- _Supplied entries_:
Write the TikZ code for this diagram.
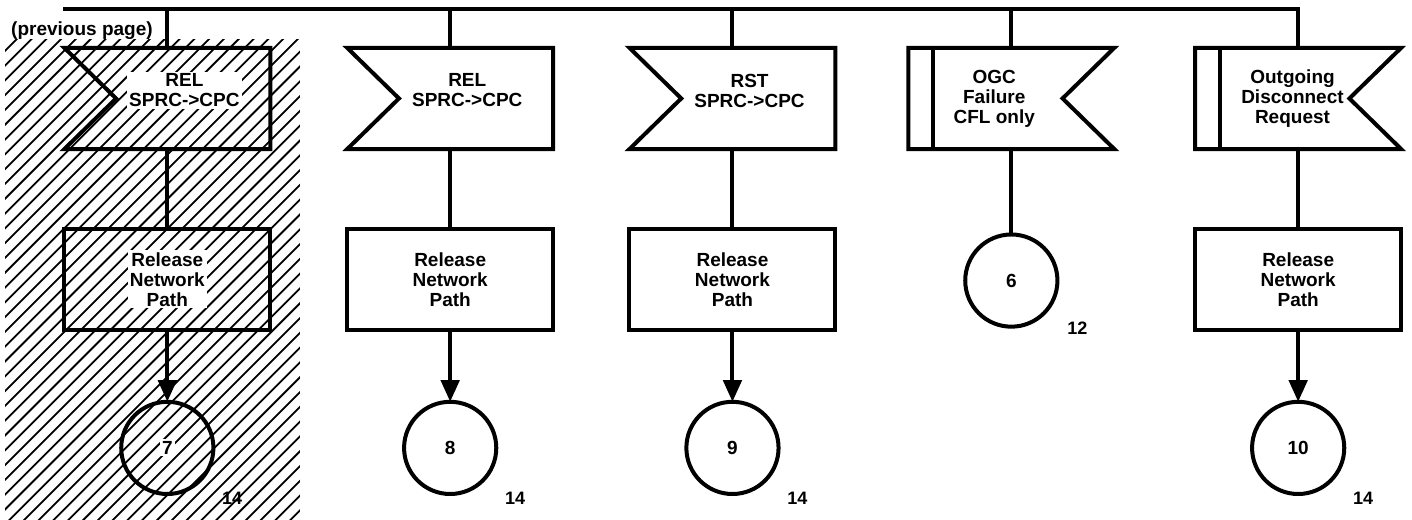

--

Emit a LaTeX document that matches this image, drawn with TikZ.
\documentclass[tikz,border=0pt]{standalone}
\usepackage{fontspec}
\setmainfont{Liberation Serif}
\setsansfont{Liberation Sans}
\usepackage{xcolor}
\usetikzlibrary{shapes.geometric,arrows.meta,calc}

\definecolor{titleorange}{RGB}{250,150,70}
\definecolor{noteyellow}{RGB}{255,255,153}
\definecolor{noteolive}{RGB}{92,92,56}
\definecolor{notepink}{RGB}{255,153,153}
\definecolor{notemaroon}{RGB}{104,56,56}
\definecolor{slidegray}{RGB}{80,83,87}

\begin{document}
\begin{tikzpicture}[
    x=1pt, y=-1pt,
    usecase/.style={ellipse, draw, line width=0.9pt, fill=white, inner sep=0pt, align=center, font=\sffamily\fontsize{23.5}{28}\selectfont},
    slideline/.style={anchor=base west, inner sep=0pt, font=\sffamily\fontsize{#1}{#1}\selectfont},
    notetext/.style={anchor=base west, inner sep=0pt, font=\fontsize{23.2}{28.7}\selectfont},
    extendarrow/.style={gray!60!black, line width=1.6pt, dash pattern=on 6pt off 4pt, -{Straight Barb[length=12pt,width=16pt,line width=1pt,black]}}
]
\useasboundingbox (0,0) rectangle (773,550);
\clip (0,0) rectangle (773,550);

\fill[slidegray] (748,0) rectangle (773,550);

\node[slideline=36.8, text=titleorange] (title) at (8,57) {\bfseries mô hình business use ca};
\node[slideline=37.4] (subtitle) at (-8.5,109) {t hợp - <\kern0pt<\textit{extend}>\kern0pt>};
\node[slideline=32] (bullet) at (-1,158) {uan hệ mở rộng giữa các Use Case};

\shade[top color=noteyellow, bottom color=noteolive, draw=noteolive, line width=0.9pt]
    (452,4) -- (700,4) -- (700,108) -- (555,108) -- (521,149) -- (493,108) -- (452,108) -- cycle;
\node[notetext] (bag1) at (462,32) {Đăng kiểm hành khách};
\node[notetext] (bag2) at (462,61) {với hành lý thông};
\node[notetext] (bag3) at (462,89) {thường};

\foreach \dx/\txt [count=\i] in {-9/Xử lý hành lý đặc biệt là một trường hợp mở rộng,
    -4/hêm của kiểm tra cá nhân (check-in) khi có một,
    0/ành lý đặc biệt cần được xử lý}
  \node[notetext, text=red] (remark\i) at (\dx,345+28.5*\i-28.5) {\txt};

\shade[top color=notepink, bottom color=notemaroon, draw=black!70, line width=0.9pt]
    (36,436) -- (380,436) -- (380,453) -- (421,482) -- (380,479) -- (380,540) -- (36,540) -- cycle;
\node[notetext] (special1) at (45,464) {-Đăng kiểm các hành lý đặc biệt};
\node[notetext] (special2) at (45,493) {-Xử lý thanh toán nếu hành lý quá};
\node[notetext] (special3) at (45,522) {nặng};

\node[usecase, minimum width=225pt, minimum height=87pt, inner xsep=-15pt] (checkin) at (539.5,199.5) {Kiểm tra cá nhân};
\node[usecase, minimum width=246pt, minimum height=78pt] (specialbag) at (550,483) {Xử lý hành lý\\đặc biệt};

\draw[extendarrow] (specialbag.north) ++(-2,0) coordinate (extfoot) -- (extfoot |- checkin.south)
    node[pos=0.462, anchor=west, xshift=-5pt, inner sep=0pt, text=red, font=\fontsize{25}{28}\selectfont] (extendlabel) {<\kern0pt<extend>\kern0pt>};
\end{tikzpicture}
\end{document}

---

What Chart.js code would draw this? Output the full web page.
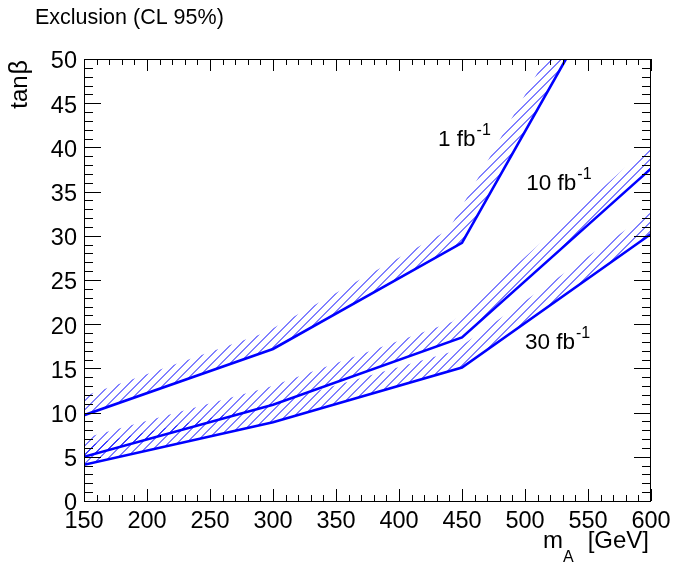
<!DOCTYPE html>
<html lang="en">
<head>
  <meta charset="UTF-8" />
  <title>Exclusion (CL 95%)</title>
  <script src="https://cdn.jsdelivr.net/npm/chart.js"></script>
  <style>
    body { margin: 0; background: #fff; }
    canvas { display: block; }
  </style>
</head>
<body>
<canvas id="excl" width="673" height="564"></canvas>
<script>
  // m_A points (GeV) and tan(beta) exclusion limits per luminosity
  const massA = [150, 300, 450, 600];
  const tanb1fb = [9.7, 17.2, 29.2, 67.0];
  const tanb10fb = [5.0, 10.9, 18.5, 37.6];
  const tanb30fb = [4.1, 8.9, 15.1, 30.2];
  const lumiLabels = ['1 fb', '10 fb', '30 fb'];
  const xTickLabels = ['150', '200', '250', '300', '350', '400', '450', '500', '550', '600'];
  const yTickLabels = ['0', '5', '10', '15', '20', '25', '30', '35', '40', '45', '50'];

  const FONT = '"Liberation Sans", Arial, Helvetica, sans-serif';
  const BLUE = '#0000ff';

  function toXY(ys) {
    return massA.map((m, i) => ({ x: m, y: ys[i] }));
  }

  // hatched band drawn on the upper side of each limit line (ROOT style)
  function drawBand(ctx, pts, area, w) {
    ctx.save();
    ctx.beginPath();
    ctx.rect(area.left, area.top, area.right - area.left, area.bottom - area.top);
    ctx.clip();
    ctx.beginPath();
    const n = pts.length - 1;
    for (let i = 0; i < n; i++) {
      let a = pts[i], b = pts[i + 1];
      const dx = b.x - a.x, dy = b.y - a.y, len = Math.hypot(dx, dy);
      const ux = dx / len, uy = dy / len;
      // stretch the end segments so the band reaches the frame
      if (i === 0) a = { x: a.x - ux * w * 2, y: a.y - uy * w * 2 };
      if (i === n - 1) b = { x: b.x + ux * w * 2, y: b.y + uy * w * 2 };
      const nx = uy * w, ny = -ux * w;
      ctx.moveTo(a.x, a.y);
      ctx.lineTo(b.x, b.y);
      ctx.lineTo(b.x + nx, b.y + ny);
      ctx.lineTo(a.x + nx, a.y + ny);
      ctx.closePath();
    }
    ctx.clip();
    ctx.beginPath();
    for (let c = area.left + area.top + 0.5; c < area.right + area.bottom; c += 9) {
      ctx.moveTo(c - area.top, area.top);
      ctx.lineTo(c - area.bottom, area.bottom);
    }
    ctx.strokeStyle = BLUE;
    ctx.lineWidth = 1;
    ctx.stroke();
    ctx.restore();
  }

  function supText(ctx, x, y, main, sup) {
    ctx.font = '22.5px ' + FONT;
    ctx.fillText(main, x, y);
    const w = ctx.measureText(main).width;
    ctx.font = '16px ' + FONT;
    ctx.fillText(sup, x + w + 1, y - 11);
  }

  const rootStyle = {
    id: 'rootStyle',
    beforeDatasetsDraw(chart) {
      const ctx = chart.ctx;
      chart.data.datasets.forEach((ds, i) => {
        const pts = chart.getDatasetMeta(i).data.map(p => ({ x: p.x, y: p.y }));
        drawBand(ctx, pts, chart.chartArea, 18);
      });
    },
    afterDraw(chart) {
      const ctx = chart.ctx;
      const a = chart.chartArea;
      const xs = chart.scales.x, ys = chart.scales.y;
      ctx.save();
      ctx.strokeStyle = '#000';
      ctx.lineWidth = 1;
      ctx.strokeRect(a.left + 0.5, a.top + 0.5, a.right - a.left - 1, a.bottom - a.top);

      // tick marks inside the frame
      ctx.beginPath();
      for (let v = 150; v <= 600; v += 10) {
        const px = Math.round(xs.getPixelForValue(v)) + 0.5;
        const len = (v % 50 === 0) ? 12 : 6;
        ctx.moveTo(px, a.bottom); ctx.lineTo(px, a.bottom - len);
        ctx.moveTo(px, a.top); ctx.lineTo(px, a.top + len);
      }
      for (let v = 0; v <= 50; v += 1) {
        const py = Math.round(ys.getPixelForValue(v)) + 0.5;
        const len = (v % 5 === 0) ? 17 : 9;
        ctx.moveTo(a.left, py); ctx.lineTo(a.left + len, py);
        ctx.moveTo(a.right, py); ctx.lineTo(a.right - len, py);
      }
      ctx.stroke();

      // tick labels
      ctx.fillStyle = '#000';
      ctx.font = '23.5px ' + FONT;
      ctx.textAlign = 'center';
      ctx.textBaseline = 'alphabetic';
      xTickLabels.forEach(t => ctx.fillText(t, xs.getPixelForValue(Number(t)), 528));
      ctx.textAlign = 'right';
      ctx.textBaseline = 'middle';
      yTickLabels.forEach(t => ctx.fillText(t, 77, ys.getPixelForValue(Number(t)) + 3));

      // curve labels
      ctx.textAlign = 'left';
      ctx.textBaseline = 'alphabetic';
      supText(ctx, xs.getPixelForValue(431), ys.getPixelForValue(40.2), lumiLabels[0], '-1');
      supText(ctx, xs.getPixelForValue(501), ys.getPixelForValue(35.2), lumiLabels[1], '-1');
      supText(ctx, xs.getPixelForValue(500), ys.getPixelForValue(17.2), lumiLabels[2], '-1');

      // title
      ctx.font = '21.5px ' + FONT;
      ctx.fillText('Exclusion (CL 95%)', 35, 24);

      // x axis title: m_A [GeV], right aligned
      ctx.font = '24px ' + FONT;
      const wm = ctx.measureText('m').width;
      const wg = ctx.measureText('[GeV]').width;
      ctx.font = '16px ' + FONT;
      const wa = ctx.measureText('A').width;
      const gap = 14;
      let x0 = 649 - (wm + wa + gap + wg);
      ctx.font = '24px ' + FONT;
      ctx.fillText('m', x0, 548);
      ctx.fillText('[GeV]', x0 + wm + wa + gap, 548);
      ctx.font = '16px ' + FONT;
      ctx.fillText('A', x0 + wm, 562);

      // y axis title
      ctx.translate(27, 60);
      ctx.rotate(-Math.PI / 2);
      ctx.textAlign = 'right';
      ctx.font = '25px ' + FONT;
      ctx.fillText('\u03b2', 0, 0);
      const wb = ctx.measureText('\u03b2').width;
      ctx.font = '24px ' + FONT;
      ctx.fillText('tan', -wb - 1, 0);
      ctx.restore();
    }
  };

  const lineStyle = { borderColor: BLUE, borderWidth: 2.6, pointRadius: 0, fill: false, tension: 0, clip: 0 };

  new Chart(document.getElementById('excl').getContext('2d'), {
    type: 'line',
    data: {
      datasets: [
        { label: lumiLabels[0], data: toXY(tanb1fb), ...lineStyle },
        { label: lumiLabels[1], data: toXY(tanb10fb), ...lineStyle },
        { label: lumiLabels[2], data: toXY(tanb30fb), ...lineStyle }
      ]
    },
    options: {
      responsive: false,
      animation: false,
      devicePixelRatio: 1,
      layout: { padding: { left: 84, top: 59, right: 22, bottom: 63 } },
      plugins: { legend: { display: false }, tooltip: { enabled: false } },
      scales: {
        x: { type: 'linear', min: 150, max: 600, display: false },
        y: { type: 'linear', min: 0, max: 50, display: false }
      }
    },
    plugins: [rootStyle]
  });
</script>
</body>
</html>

- _Exercise directions_: Taking the material above, extract exactly and only the lines from the line with "Emit a LaTeX" to the line with "text=red] (remark\i) at", inclusive of both.

- _Full solution_:
Emit a LaTeX document that matches this image, drawn with TikZ.
\documentclass[tikz,border=0pt]{standalone}
\usepackage{fontspec}
\setmainfont{Liberation Serif}
\setsansfont{Liberation Sans}
\usepackage{xcolor}
\usetikzlibrary{shapes.geometric,arrows.meta,calc}

\definecolor{titleorange}{RGB}{250,150,70}
\definecolor{noteyellow}{RGB}{255,255,153}
\definecolor{noteolive}{RGB}{92,92,56}
\definecolor{notepink}{RGB}{255,153,153}
\definecolor{notemaroon}{RGB}{104,56,56}
\definecolor{slidegray}{RGB}{80,83,87}

\begin{document}
\begin{tikzpicture}[
    x=1pt, y=-1pt,
    usecase/.style={ellipse, draw, line width=0.9pt, fill=white, inner sep=0pt, align=center, font=\sffamily\fontsize{23.5}{28}\selectfont},
    slideline/.style={anchor=base west, inner sep=0pt, font=\sffamily\fontsize{#1}{#1}\selectfont},
    notetext/.style={anchor=base west, inner sep=0pt, font=\fontsize{23.2}{28.7}\selectfont},
    extendarrow/.style={gray!60!black, line width=1.6pt, dash pattern=on 6pt off 4pt, -{Straight Barb[length=12pt,width=16pt,line width=1pt,black]}}
]
\useasboundingbox (0,0) rectangle (773,550);
\clip (0,0) rectangle (773,550);

\fill[slidegray] (748,0) rectangle (773,550);

\node[slideline=36.8, text=titleorange] (title) at (8,57) {\bfseries mô hình business use ca};
\node[slideline=37.4] (subtitle) at (-8.5,109) {t hợp - <\kern0pt<\textit{extend}>\kern0pt>};
\node[slideline=32] (bullet) at (-1,158) {uan hệ mở rộng giữa các Use Case};

\shade[top color=noteyellow, bottom color=noteolive, draw=noteolive, line width=0.9pt]
    (452,4) -- (700,4) -- (700,108) -- (555,108) -- (521,149) -- (493,108) -- (452,108) -- cycle;
\node[notetext] (bag1) at (462,32) {Đăng kiểm hành khách};
\node[notetext] (bag2) at (462,61) {với hành lý thông};
\node[notetext] (bag3) at (462,89) {thường};

\foreach \dx/\txt [count=\i] in {-9/Xử lý hành lý đặc biệt là một trường hợp mở rộng,
    -4/hêm của kiểm tra cá nhân (check-in) khi có một,
    0/ành lý đặc biệt cần được xử lý}
  \node[notetext, text=red] (remark\i) at (\dx,345+28.5*\i-28.5) {\txt};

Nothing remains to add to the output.